If you're making aspirin (acetylsalicylic acid), you react salicylic acid with acetic anhydride. Salicylic acid is usually the one you want to limit because you don't want unreacted, needle-like crystals of it hanging around in your final product.

Misconceptions That Trip People Up

  • "The limiting reagent is always the one with the smallest coefficient." Nope. The coefficient just tells you the ratio needed, not what you actually have in the beaker.
  • "I can just use the mass ratio." Never. Mass is deceptive. Always go to moles.
  • "The reaction stops immediately." In a textbook, yes. In real life, reactions slow down as the limiting reagent concentration drops. This is why "yield" is rarely 100%.

What About Excess Reagents?

Once you've figured out how to work out limiting reagent, the next question is always: "How much of the other stuff is left over?"

You take the moles of the limiting reagent and calculate how much of the excess reagent it actually used. Then subtract that from your starting amount. It’s like checking your bank account after a shopping spree. You started with $100, you spent $80 based on the price of the items (the limiting reagent's requirement), and you’re left with $20.

Nuance: Reversible Reactions

Life gets messy when reactions are reversible. In an equilibrium situation, the "limiting" concept is a bit more fluid because the reaction doesn't go to completion. However, for the vast majority of standard stoichiometry problems, you assume the reaction goes until someone runs out.

Practice Makes It Intuitive

If you're struggling, try the "Ice Cream Sandwich" analogy.

  • 2 cookies + 1 scoop of ice cream = 1 sandwich.
  • If you have 20 cookies and 7 scoops of ice cream, how many sandwiches?
  • 20 cookies could make 10 sandwiches.
  • 7 scoops could make 7 sandwiches.
  • The ice cream is limiting. You'll have 6 cookies left over.
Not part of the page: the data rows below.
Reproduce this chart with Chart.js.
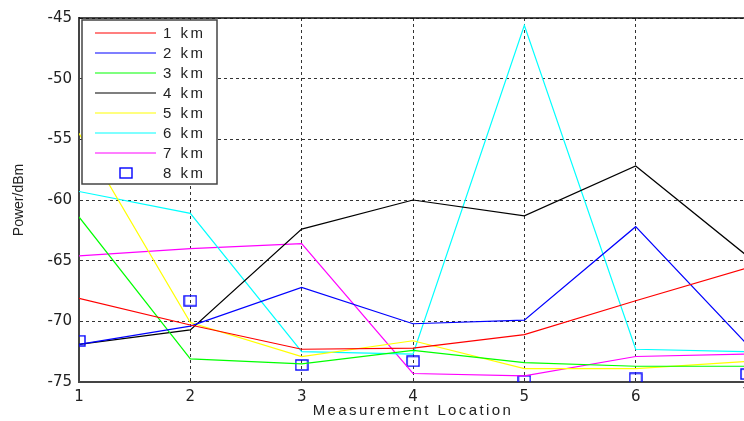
<!DOCTYPE html>
<html>
<head>
<meta charset="utf-8">
<title>Power vs Measurement Location</title>
<script src="https://cdn.jsdelivr.net/npm/chart.js@4/dist/chart.umd.min.js"></script>
<style>
  html, body { margin: 0; padding: 0; background: #fff; }
  #wrap { width: 744px; height: 421px; position: relative; }
</style>
</head>
<body>
<div id="wrap"><canvas id="c" width="744" height="421"></canvas></div>
<script>
// Measurement locations (x axis) and received power per fibre length (dBm)
const locations = [1, 2, 3, 4, 5, 6, 7];
const seriesNames = ['1 km', '2 km', '3 km', '4 km', '5 km', '6 km', '7 km', '8 km'];
const km1 = [-68.1, -70.3, -72.3, -72.2, -71.1, -68.3, -65.6];
const km2 = [-71.9, -70.4, -67.2, -70.2, -69.9, -62.2, -71.9];
const km3 = [-61.4, -73.1, -73.5, -72.4, -73.4, -73.7, -73.7];
const km4 = [-71.9, -70.7, -62.4, -60.0, -61.3, -57.2, -64.6];
const km5 = [-54.5, -70.1, -72.9, -71.6, -73.9, -73.9, -73.3];
const km6 = [-59.3, -61.1, -72.5, -72.7, -45.6, -72.3, -72.5];
const km7 = [-64.6, -64.0, -63.6, -74.3, -74.5, -72.9, -72.7];
const km8 = [-71.6, -68.3, -73.6, -73.3, -74.9, -74.7, -74.35];
const xTicks = [1, 2, 3, 4, 5, 6];
const yTicks = [-75, -70, -65, -60, -55, -50, -45];

const FONT = "'Liberation Sans', Arial, sans-serif";
const TICK_FONT = "'DejaVu Sans', sans-serif";
const colors = ['#ff0000', '#0000ff', '#00ff00', '#000000', '#ffff00', '#00ffff', '#ff00ff', '#0000ff'];
const values = [km1, km2, km3, km4, km5, km6, km7, km8];

// hollow rectangle marker for the 8 km series
const marker = document.createElement('canvas');
marker.width = 14; marker.height = 12;
(function () {
  const m = marker.getContext('2d');
  m.strokeStyle = '#0000ff';
  m.lineWidth = 1.4;
  m.strokeRect(1, 1, 12, 10);
})();

const datasets = values.map((arr, i) => {
  const isMarker = i === 7;
  return {
    label: seriesNames[i],
    data: arr.map((v, k) => ({ x: locations[k], y: v })),
    borderColor: colors[i],
    backgroundColor: colors[i],
    borderWidth: isMarker ? 1.4 : 1.2,
    showLine: !isMarker,
    pointRadius: isMarker ? 6 : 0,
    pointStyle: isMarker ? marker : 'circle',
    tension: 0
  };
});

// Draws the top frame line, the clipped last tick label, axis titles and the boxed legend
const decorations = {
  id: 'decorations',
  afterDraw(chart) {
    const { ctx, chartArea: a } = chart;
    const xs = chart.scales.x;
    ctx.save();
    // top frame
    ctx.strokeStyle = '#111';
    ctx.lineWidth = 1.5;
    ctx.setLineDash([]);
    ctx.beginPath();
    ctx.moveTo(a.left, a.top);
    ctx.lineTo(a.right, a.top);
    ctx.stroke();

    // last location label sits on the canvas edge
    ctx.fillStyle = '#222';
    ctx.font = '15px ' + TICK_FONT;
    ctx.textAlign = 'center';
    ctx.textBaseline = 'top';
    ctx.fillText(String(locations[locations.length - 1]),
      xs.getPixelForValue(locations[locations.length - 1]), a.bottom + 6);

    // x axis title
    ctx.font = '15px ' + FONT;
    ctx.textAlign = 'center';
    ctx.textBaseline = 'middle';
    ctx.letterSpacing = '2.4px';
    ctx.fillText('Measurement Location', 413, 411);

    // y axis title
    ctx.letterSpacing = '0px';
    ctx.save();
    ctx.translate(19, 200);
    ctx.rotate(-Math.PI / 2);
    ctx.font = '14px ' + FONT;
    ctx.fillText('Power/dBm', 0, 0);
    ctx.restore();

    // legend
    const lx = 82, ly = 20, lw = 135, lh = 164;
    ctx.fillStyle = '#fff';
    ctx.fillRect(lx, ly, lw, lh);
    ctx.strokeStyle = '#444';
    ctx.lineWidth = 1.5;
    ctx.strokeRect(lx, ly, lw, lh);
    chart.data.datasets.forEach((ds, i) => {
      const y = 33 + i * 20;
      if (ds.showLine) {
        ctx.strokeStyle = ds.borderColor;
        ctx.lineWidth = 1.2;
        ctx.beginPath();
        ctx.moveTo(95, y);
        ctx.lineTo(156, y);
        ctx.stroke();
      } else {
        ctx.drawImage(marker, 126 - marker.width / 2, y - marker.height / 2);
      }
      ctx.fillStyle = '#222';
      ctx.font = '15px ' + FONT;
      ctx.textAlign = 'left';
      ctx.textBaseline = 'middle';
      ctx.letterSpacing = '2.5px';
      ctx.fillText(ds.label, 163, y + 1);
    });
    ctx.restore();
  }
};

new Chart(document.getElementById('c'), {
  type: 'line',
  data: { datasets },
  options: {
    responsive: false,
    animation: false,
    layout: { autoPadding: false, padding: { top: 18, left: 0, right: 0, bottom: 0 } },
    plugins: { legend: { display: false }, tooltip: { enabled: false } },
    scales: {
      x: {
        type: 'linear',
        min: 1,
        max: 6.973,
        ticks: {
          stepSize: 1,
          includeBounds: false,
          padding: 6,
          color: '#222',
          font: { family: TICK_FONT, size: 15 },
          maxRotation: 0
        },
        afterBuildTicks: s => {
          s.ticks = xTicks.map(v => ({ value: v }));
        },
        afterFit: s => {
          s.height = 39;
          s.paddingLeft = 0;
          s.paddingRight = 0;
        },
        grid: { color: '#333', lineWidth: 1, drawTicks: false },
        border: { display: true, color: '#444', width: 2, dash: [3, 3] }
      },
      y: {
        min: -75,
        max: -45,
        afterBuildTicks: s => {
          s.ticks = yTicks.map(v => ({ value: v }));
        },
        ticks: {
          padding: 7,
          color: '#222',
          font: { family: TICK_FONT, size: 15 }
        },
        afterFit: s => {
          s.width = 79;
          s.paddingTop = 0;
          s.paddingBottom = 0;
        },
        grid: { color: '#333', lineWidth: 1, drawTicks: false },
        border: { display: true, color: '#444', width: 2, dash: [3, 3] }
      }
    }
  },
  plugins: [decorations]
});
</script>
</body>
</html>
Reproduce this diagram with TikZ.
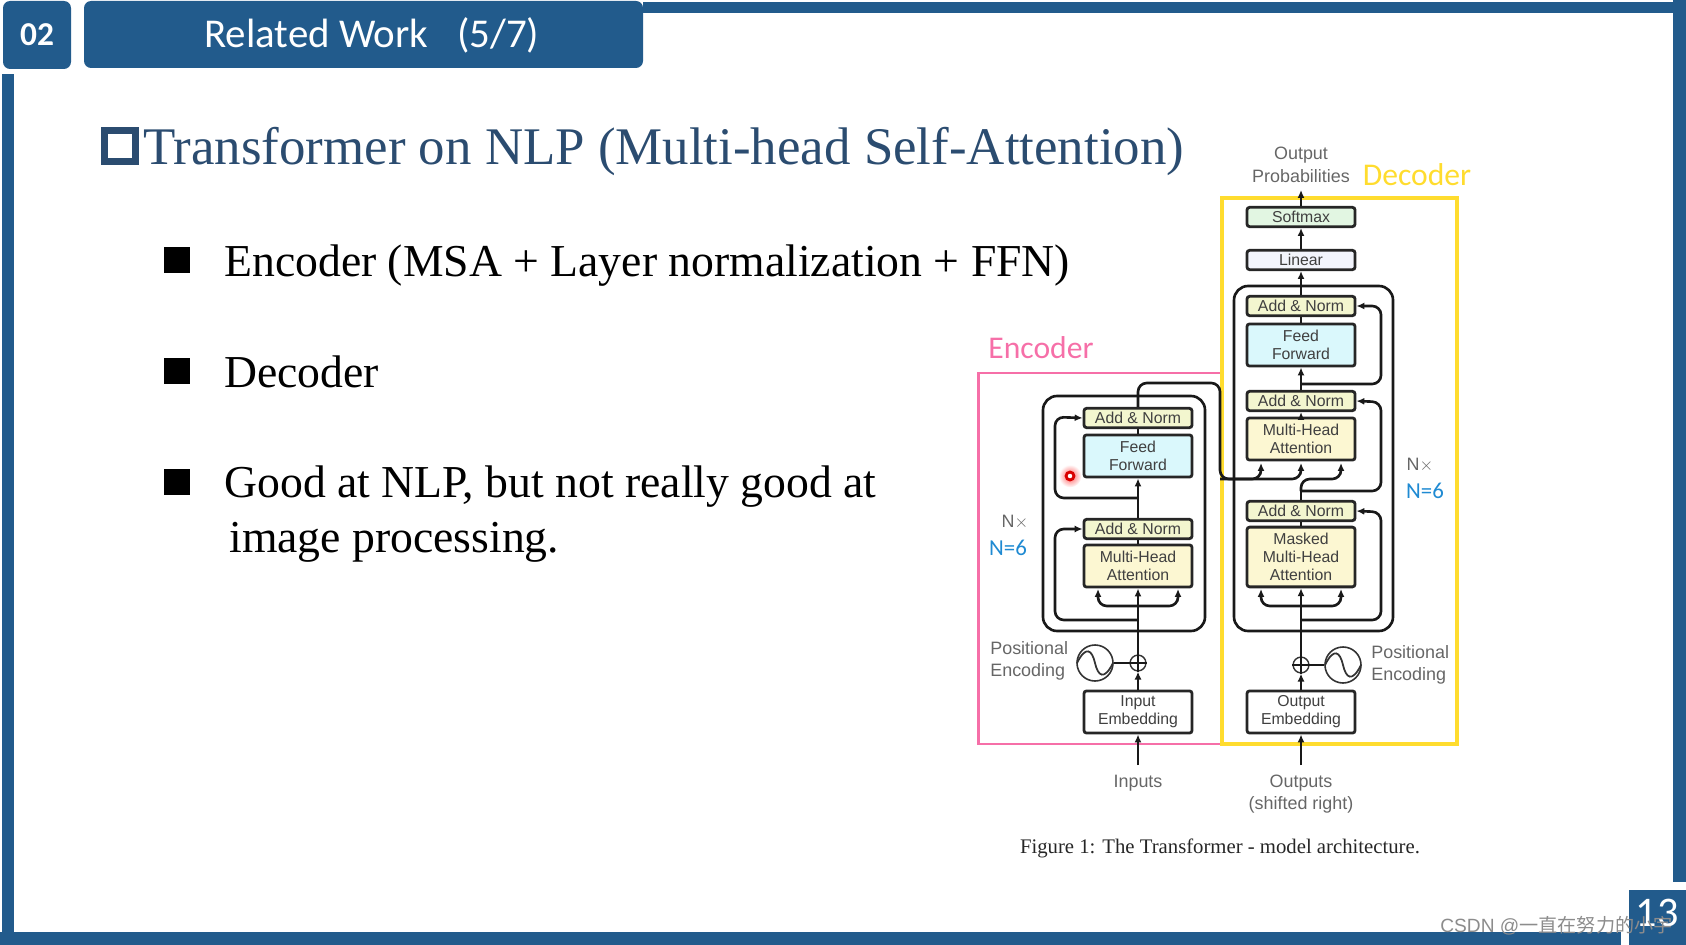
\documentclass[tikz,border=0pt]{standalone}
\usepackage{fontspec}
\setmainfont{Liberation Serif}
\newfontfamily\figfont{Liberation Sans}
\newfontfamily\slidefont{Carlito}
\newfontfamily\cjkfont{Noto Sans CJK SC}
\usetikzlibrary{arrows.meta}
\definecolor{slideblue}{HTML}{225B8C}
\definecolor{headblue}{HTML}{2B4C70}
\definecolor{normfill}{HTML}{F3F6CF}
\definecolor{feedfill}{HTML}{DAF8FC}
\definecolor{attnfill}{HTML}{FCF7D2}
\definecolor{softfill}{HTML}{E2F6E2}
\definecolor{linfill}{HTML}{F2F4FC}
\definecolor{encpink}{HTML}{F66FA8}
\definecolor{decyellow}{HTML}{FFDC2E}
\definecolor{nblue}{HTML}{1F8AD2}
\tikzset{
  block/.style={draw=black!85, line width=1.6pt, rounded corners=1.5pt, minimum width=61.5pt, inner sep=0pt, align=center, font=\figfont\fontsize{9}{10.2}\selectfont, text=black!75},
  slidetext/.style={anchor=west, inner sep=0pt, font=\fontsize{26}{30}\selectfont},
  figlabel/.style={inner sep=0pt, align=center, font=\figfont\fontsize{10.2}{12.8}\selectfont, text=black!60},
  conn/.style={line width=1.5pt, black!90, -{Latex[length=4.5pt,width=4pt]}},
  wire/.style={line width=1.5pt, black!90},
  skip/.style={conn, rounded corners=5pt},
  frame/.style={line width=1.5pt, black!90, rounded corners=8pt},
  bar/.style={fill=slideblue, draw=none},
  bullet/.style={fill=black, draw=none, minimum size=15pt, inner sep=0pt}
}
\begin{document}
\begin{tikzpicture}[x=0.02cm, y=-0.02cm]
  \useasboundingbox (0,0) rectangle (1686,945);

  % slide frame
  \fill[bar] (643,2) rectangle (1686,13);
  \fill[bar] (1673,0) rectangle (1686,882);
  \fill[bar] (2,74) rectangle (14,945);
  \fill[bar] (0,932) rectangle (1621,945);
  \fill[bar] (1629,890) rectangle (1686,945);
  \fill[bar, rounded corners=4pt] (3,1) rectangle (71,69);
  \fill[bar, rounded corners=4pt] (84,1) rectangle (643,68);
  \node[text=white, font=\slidefont\bfseries\fontsize{19}{20}\selectfont] (secnum) at (37,35) {02};
  \node[text=white, anchor=west, inner sep=0pt, font=\slidefont\fontsize{23.3}{25}\selectfont] (sectitle) at (204,35) {Related Work\hspace{0.7em}(5/7)};
  \node[text=white, font=\slidefont\fontsize{24}{26}\selectfont] (pagenum) at (1657,913) {13};

  % heading and list
  \node[draw=headblue, line width=4pt, minimum size=17.5pt, inner sep=0pt] (headbox) at (120,146) {};
  \node[slidetext, text=headblue, font=\fontsize{30.1}{33}\selectfont] (heading) at (143,152) {Transformer on NLP (Multi-head Self-Attention)};
  \node[bullet] (bulleta) at (177,260) {};
  \node[bullet] (bulletb) at (177,371) {};
  \node[bullet] (bulletc) at (177,482) {};
  \node[slidetext] (itema) at (224,266) {Encoder (MSA + Layer normalization + FFN)};
  \node[slidetext] (itemb) at (224,372) {Decoder};
  \node[slidetext] (itemc) at (224,487) {Good at NLP, but not really good at};
  \node[slidetext] (itemd) at (229,542) {image processing.};

  % encoder and decoder regions
  \draw[encpink, line width=1.7pt] (1221,373) -- (978,373) -- (978,744) -- (1221,744);
  \draw[decyellow, line width=1.9pt] (1222,198) rectangle (1457,744);
  \node[text=encpink, font=\slidefont\fontsize{18}{20}\selectfont] (enclabel) at (1041,348) {Encoder};
  \node[text=decyellow, font=\slidefont\fontsize{18}{20}\selectfont] (declabel) at (1417,175) {Decoder};

  % encoder blocks
  \node[block, minimum height=11pt, fill=normfill] (enc_normb) at (1138,418) {Add \& Norm};
  \node[block, minimum height=24pt, fill=feedfill] (enc_feed) at (1138,456) {Feed\\Forward};
  \node[block, minimum height=11pt, fill=normfill] (enc_norma) at (1138,529) {Add \& Norm};
  \node[block, minimum height=24pt, fill=attnfill] (enc_attn) at (1138,566) {Multi-Head\\Attention};
  \node[block, minimum height=24pt, fill=white] (enc_embed) at (1138,712) {Input\\Embedding};
  \node[draw=black!80, line width=0.8pt, circle, minimum size=9pt, inner sep=0pt] (enc_plus) at (1138,663) {};
  \node[draw=black!80, line width=0.9pt, circle, minimum size=20.5pt, inner sep=0pt] (enc_wave) at (1095,663) {};
  \node[figlabel, anchor=west, align=left] (enc_pos) at (990,661) {Positional\\Encoding};
  \node[figlabel] (enc_in) at (1138,783) {Inputs};
  \node[figlabel] (enc_times) at (1015,522) {N$\times$};
  \node[text=nblue, font=\slidefont\fontsize{13}{14}\selectfont] (enc_n) at (1008,548) {N=6};
  \coordinate (enc_start) at (1138,765);
  \coordinate (enc_skipa) at (1138,620);
  \coordinate (enc_split) at (1138,606);
  \coordinate (enc_skipb) at (1138,498);
  \coordinate (enc_turn) at (1220,383);

  % encoder connectors
  \draw[frame] (1043,396) rectangle (1205,631);
  \draw[conn] (enc_start) -- (enc_embed);
  \draw[conn] (enc_embed) -- (enc_plus);
  \draw[conn] (enc_plus) -- (enc_attn);
  \draw[wire] (enc_attn) -- (enc_norma);
  \draw[conn] (enc_norma) -- (enc_feed);
  \draw[wire] (enc_feed) -- (enc_normb);
  \draw[skip] (enc_skipa) -| (1055,529) -- (enc_norma.west);
  \draw[skip] (enc_skipb) -| (1055,417) -- (enc_normb.west);
  \draw[skip] (enc_split) -| (1098,589);
  \draw[skip] (enc_split) -| (1178,589);
  \draw[wire] (enc_wave) -- (enc_plus);
  \draw[wire] (enc_plus.north) -- (enc_plus.south) (enc_plus.west) -- (enc_plus.east);
  \draw[line width=1pt, black!80] (1077,663) .. controls (1086,645) and (1092,650) .. (enc_wave.center) .. controls (1098,676) and (1104,681) .. (1113,663);

  % decoder blocks
  \node[block, minimum height=11pt, fill=softfill] (dec_soft) at (1301,217) {Softmax};
  \node[block, minimum height=11pt, fill=linfill] (dec_lin) at (1301,260) {Linear};
  \node[block, minimum height=11pt, fill=normfill] (dec_normc) at (1301,306) {Add \& Norm};
  \node[block, minimum height=24pt, fill=feedfill] (dec_feed) at (1301,345) {Feed\\Forward};
  \node[block, minimum height=11pt, fill=normfill] (dec_normb) at (1301,401) {Add \& Norm};
  \node[block, minimum height=24pt, fill=attnfill] (dec_attn) at (1301,439) {Multi-Head\\Attention};
  \node[block, minimum height=11pt, fill=normfill] (dec_norma) at (1301,511) {Add \& Norm};
  \node[block, minimum height=34pt, fill=attnfill] (dec_mask) at (1301,557) {Masked\\Multi-Head\\Attention};
  \node[block, minimum height=24pt, fill=white] (dec_embed) at (1301,712) {Output\\Embedding};
  \node[draw=black!80, line width=0.8pt, circle, minimum size=9pt, inner sep=0pt] (dec_plus) at (1301,665) {};
  \node[draw=black!80, line width=0.9pt, circle, minimum size=20.5pt, inner sep=0pt] (dec_wave) at (1343,665) {};
  \node[figlabel, anchor=west, align=left] (dec_pos) at (1371,665) {Positional\\Encoding};
  \node[figlabel] (dec_out) at (1301,794) {Outputs\\(shifted right)};
  \node[figlabel] (dec_prob) at (1301,165) {Output\\Probabilities};
  \node[figlabel] (dec_times) at (1420,465) {N$\times$};
  \node[text=nblue, font=\slidefont\fontsize{13}{14}\selectfont] (dec_n) at (1425,491) {N=6};
  \coordinate (dec_start) at (1301,765);
  \coordinate (dec_skipa) at (1301,620);
  \coordinate (dec_split) at (1301,606);
  \coordinate (dec_skipb) at (1301,491);
  \coordinate (dec_skipc) at (1301,384);
  \coordinate (dec_end) at (1301,190);
  \coordinate (dec_keya) at (1261,463);
  \coordinate (dec_keyb) at (1301,463);
  \coordinate (dec_keyc) at (1341,463);

  % decoder connectors
  \draw[frame] (1234,286) rectangle (1393,631);
  \draw[conn] (dec_start) -- (dec_embed);
  \draw[conn] (dec_embed) -- (dec_plus);
  \draw[conn] (dec_plus) -- (dec_mask);
  \draw[wire] (dec_mask) -- (dec_norma);
  \draw[wire] (dec_norma) -- (dec_skipb);
  \draw[conn] (dec_attn) -- (dec_normb);
  \draw[conn] (dec_normb) -- (dec_feed);
  \draw[wire] (dec_feed) -- (dec_normc);
  \draw[conn] (dec_normc) -- (dec_lin);
  \draw[conn] (dec_lin) -- (dec_soft);
  \draw[conn] (dec_soft) -- (dec_end);
  \draw[skip] (dec_skipa) -| (1381,512) -- (dec_norma.east);
  \draw[skip] (dec_skipb) -| (1381,402) -- (dec_normb.east);
  \draw[skip] (dec_skipc) -| (1381,306) -- (dec_normc.east);
  \draw[skip] (dec_split) -| (1261,589);
  \draw[skip] (dec_split) -| (1341,589);
  \draw[skip] (dec_skipb) |- (1341,479) -- (dec_keyc);
  \draw[wire] (dec_wave) -- (dec_plus);
  \draw[wire] (dec_plus.north) -- (dec_plus.south) (dec_plus.west) -- (dec_plus.east);
  \draw[line width=1pt, black!80] (1325,665) .. controls (1334,647) and (1340,652) .. (dec_wave.center) .. controls (1346,678) and (1352,683) .. (1361,665);

  % encoder output into the decoder
  \draw[skip] (enc_normb) |- (enc_turn) -- (1220,479) -| (dec_keya);
  \draw[skip] (1220,479) -| (dec_keyb);

  % caption, pointer, watermark
  \node[inner sep=0pt, text=black!85, font=\fontsize{11.8}{13}\selectfont] (caption) at (1220,848) {Figure 1: The Transformer - model architecture.};
  \node[circle, inner color=red!65, outer color=white, minimum size=13pt, inner sep=0pt] (glow) at (1070,476) {};
  \node[circle, draw=red!85!black, fill=white, line width=1.6pt, minimum size=4.5pt, inner sep=0pt] (pointer) at (1070,476) {};
  \node[anchor=west, inner sep=0pt, text=black!45, font=\figfont\fontsize{10.9}{12}\selectfont] (watermark) at (1440,926) {CSDN @{\cjkfont 一直在努力的小宇}};
\end{tikzpicture}
\end{document}
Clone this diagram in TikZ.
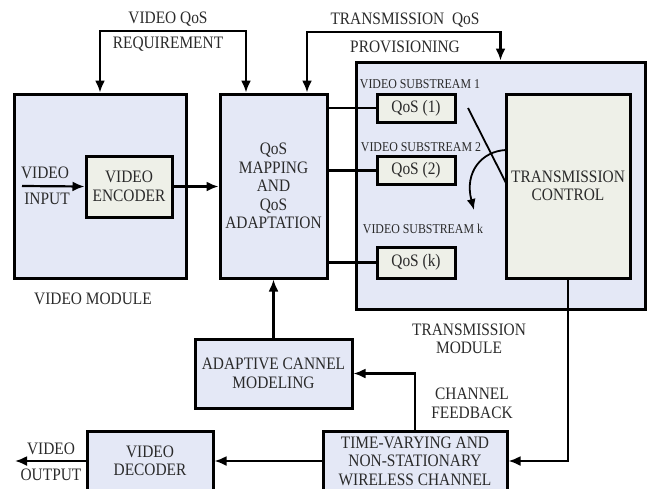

Actionable Next Steps for Mastery

To really nail this, don't just read about it. Do these three things right now:

  1. Grab a periodic table and find the molar masses for a common reaction, like combustion of propane ($C_3H_8 + 5O_2$).
  2. Pick two random masses (e.g., 50g of propane and 100g of oxygen) and run the "Product Comparison" method.
  3. Check your work by using the "Ratio Shortcut" (Moles / Coefficient). If both methods give you the same limiting reagent, you've got it.

Understanding the limiting reagent is the "aha!" moment in chemistry. Once you stop fearing the coefficients and start seeing them as requirements, the math stops being a hurdle and starts being a map.